In the film days, they were a requisite. However, with digital cameras, the sensitivity curve is different enough that meters don't read accurately for exposure, especially in low light.

In all honesty, a good percentage of people using light meters for shooting digitally are doing so as an affectation (in the same way that people like to use matte boxes because it makes their camera more impressive looking, even though they don't own filters). Suffice to say that you will rarely see them on legitimate sets any more. I use mine once every few months for the reasons listed above. Yesterday we were pre-lighting a set and I brought us to an approximate level; today when we bring in the cameras, I will be adjusting the lighting based on the monitors.

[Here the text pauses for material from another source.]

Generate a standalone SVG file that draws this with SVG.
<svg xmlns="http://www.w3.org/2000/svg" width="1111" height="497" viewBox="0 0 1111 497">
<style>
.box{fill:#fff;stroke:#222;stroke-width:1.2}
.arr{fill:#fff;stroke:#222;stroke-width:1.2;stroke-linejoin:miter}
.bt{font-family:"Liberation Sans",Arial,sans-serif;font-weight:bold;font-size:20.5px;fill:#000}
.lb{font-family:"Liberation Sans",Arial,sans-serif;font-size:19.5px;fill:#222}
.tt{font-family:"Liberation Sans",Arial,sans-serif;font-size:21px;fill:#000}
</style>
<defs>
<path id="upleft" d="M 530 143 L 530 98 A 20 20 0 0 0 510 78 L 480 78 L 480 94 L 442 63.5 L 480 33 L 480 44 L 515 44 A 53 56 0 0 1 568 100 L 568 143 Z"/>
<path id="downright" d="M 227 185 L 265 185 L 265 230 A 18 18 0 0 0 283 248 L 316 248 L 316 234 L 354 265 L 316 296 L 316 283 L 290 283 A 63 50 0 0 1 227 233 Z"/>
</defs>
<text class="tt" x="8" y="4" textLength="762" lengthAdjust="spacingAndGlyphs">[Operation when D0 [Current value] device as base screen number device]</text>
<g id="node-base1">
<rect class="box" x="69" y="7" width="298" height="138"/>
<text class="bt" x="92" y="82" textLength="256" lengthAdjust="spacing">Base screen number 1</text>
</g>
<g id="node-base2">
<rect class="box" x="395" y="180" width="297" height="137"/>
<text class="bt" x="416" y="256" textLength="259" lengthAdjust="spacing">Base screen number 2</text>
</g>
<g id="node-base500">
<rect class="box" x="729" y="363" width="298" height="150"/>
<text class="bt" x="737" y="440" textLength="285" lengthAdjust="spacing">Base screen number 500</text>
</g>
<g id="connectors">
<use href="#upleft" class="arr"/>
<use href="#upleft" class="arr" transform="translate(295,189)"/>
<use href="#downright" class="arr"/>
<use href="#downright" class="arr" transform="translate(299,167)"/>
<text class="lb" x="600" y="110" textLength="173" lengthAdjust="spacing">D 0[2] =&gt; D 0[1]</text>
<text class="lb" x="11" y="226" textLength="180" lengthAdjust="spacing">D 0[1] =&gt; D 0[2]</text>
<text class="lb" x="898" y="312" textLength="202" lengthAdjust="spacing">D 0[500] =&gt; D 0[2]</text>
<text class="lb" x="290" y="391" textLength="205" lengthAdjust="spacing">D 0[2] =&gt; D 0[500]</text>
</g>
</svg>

Gary Nattrass March 30th, 2011 09:53 AM

Re: Light Meter Suggestions
 
I rarely use my light meter for video shooting but it is useful to test lights and see the levels of different bubbles. I recently changed some of my redheads to 250w bubbles and it was useful to get a quick off camera measure of how less they were performing to the 800w ones.

I agree with Charles that they have limited use for everyday lighting but I also find them useful for training people to get used to the effects of filters and different types of light sources.

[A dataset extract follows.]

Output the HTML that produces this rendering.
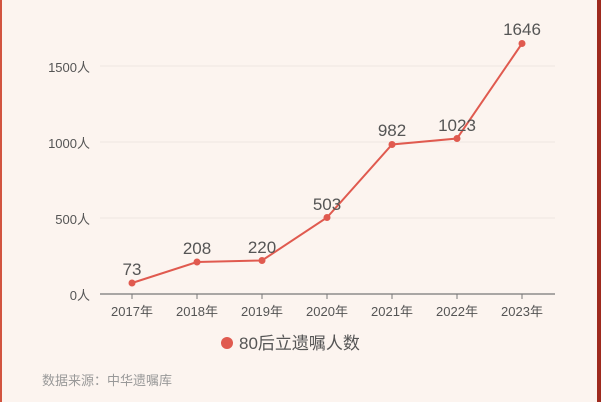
<!DOCTYPE html>
<html><head><meta charset="utf-8"><style>
html,body{margin:0;padding:0;background:#fcf4ef;}
svg{display:block;}
text{font-family:"Liberation Sans","Noto Sans CJK SC",sans-serif;}
</style></head><body>
<svg width="601" height="402" viewBox="0 0 601 402">
<rect x="0" y="0" width="601" height="402" fill="#fcf4ef"/>
<rect x="0" y="0" width="2" height="402" fill="#d2543f"/>
<rect x="597" y="0" width="4" height="402" fill="#9e2a1e"/>
<g stroke="#eee6e1" stroke-width="1">
<line x1="100" y1="66" x2="555" y2="66"/>
<line x1="100" y1="142" x2="555" y2="142"/>
<line x1="100" y1="218" x2="555" y2="218"/>
</g>
<line x1="100" y1="294" x2="555" y2="294" stroke="#777" stroke-width="1.2"/>
<g stroke="#777" stroke-width="1">
<line x1="132" y1="294" x2="132" y2="299"/><line x1="197" y1="294" x2="197" y2="299"/>
<line x1="262" y1="294" x2="262" y2="299"/><line x1="327" y1="294" x2="327" y2="299"/>
<line x1="392" y1="294" x2="392" y2="299"/><line x1="457" y1="294" x2="457" y2="299"/>
<line x1="522" y1="294" x2="522" y2="299"/>
</g>
<g font-size="13" fill="#555" text-anchor="end">
<text x="90" y="72">1500人</text><text x="90" y="148">1000人</text>
<text x="90" y="224">500人</text><text x="90" y="300">0人</text>
</g>
<g font-size="13" fill="#555" text-anchor="middle">
<text x="132" y="316">2017年</text><text x="197" y="316">2018年</text>
<text x="262" y="316">2019年</text><text x="327" y="316">2020年</text>
<text x="392" y="316">2021年</text><text x="457" y="316">2022年</text>
<text x="522" y="316">2023年</text>
</g>
<polyline points="132,283 197,262 262,260.5 327,217.5 392,144.5 457,138.5 522,43.5" fill="none" stroke="#e05a4f" stroke-width="2"/>
<g fill="#e05a4f">
<circle cx="132" cy="283" r="3.5"/><circle cx="197" cy="262" r="3.5"/><circle cx="262" cy="260.5" r="3.5"/>
<circle cx="327" cy="217.5" r="3.5"/><circle cx="392" cy="144.5" r="3.5"/><circle cx="457" cy="138.5" r="3.5"/>
<circle cx="522" cy="43.5" r="3.5"/>
</g>
<g font-size="17" fill="#555" text-anchor="middle">
<text x="132" y="275">73</text><text x="197" y="254">208</text><text x="262" y="253">220</text>
<text x="327" y="210">503</text><text x="392" y="136">982</text><text x="457" y="131">1023</text>
<text x="522" y="35">1646</text>
</g>
<circle cx="227" cy="343" r="6" fill="#e05a4f"/>
<text x="239" y="349" font-size="17" fill="#555">80后立遗嘱人数</text>
<text x="42" y="385" font-size="13" fill="#999">数据来源：中华遗嘱库</text>
</svg>
</body></html>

I mostly use my 308 for stills flash photography where manual setting of the camera is more prevalent.

Garrett Low March 30th, 2011 10:09 AM

Re: Light Meterr Suggestions
 
Thanks Brian, Gary, and Charles,

The issue I'm having is that I'm being asked more and more to shoot with DLSR's and they just don't have the tools necessary for me to set my exposure easily. I generally use my zebras and histogram when using my EX3 and have gotten great results but unfortunately the DSLR's don't have those. Sounds like a quality monitor might be the way to go. This last weekend I shot a scene where we had a proper Panasonic monitor on set and it was really helpful. Unfortunately for a lot of the low budget shoots I do that is somewhat of a luxury.

Thanks again for the info,
Garrett

Charles Papert March 30th, 2011 11:08 AM

Re: Light Meter Suggestions
 
Don't know which DSLR's you are using; on some of the Canons (maybe all, I don't use all of them) you can take a test still and bring up a histogram. Generally I've learned how to interpret the camera's meter (info button and half-depress the shutter) well enough to get proper exposure.

Aaron Fowler March 30th, 2011 04:38 PM

Re: Light Meter Suggestions
 
If you're just looking to measure reflected light and have an iPhone why don't you try this?

Pocket Light Meter on the iTunes App Store

I have it on my iPhone, and it works rather well although I only really use it for fun. Don't know if it helps at all but I thought I'd throw it out there.

Martin Catt April 3rd, 2011 12:15 PM

Re: Light Meter Suggestions
 
For getting exposure in the ballpark, I use a Sekonic L-398A Studio Deluxe II meter, a truly old-school device that uses a photovoltaic cell and NO batteries. Obviously, this is only useful where you have a relatively great deal of light, i.e. either outdoors or in a studio or well-lit location.

For low-light work, I use the meter in the 5DMk2 to determine exposure, setting the metering mode for the application (averaging or spot). I know I really should spring for a better incident light meter for indoor work, but having come from a film SLR background, I have no issues visualizing how a scene will look using the thru-lens metering system.

For extremely critical work, where I need to adjust lighting levels to fine tolerances, I use my Pentax Spotmeter V -- another hold-over from my film days. It's strictly a reflective meter, and you have to know how to interpret the results when you meter various locations in a scene, and THEN bend them to fit a digital image, but it is VERY precise. With it, you can adjust lighting and exposure so you can still get details in the shadows without blowing away the highlights. It helps if you know the Zone System for photography.

The Spotmeter V also comes in handy for checking the even-ness of illumination for chromakey backgrounds.

And, as has been pointed out before, you can always shoot a still on the DSLR and pretty much know exactly how it will work out.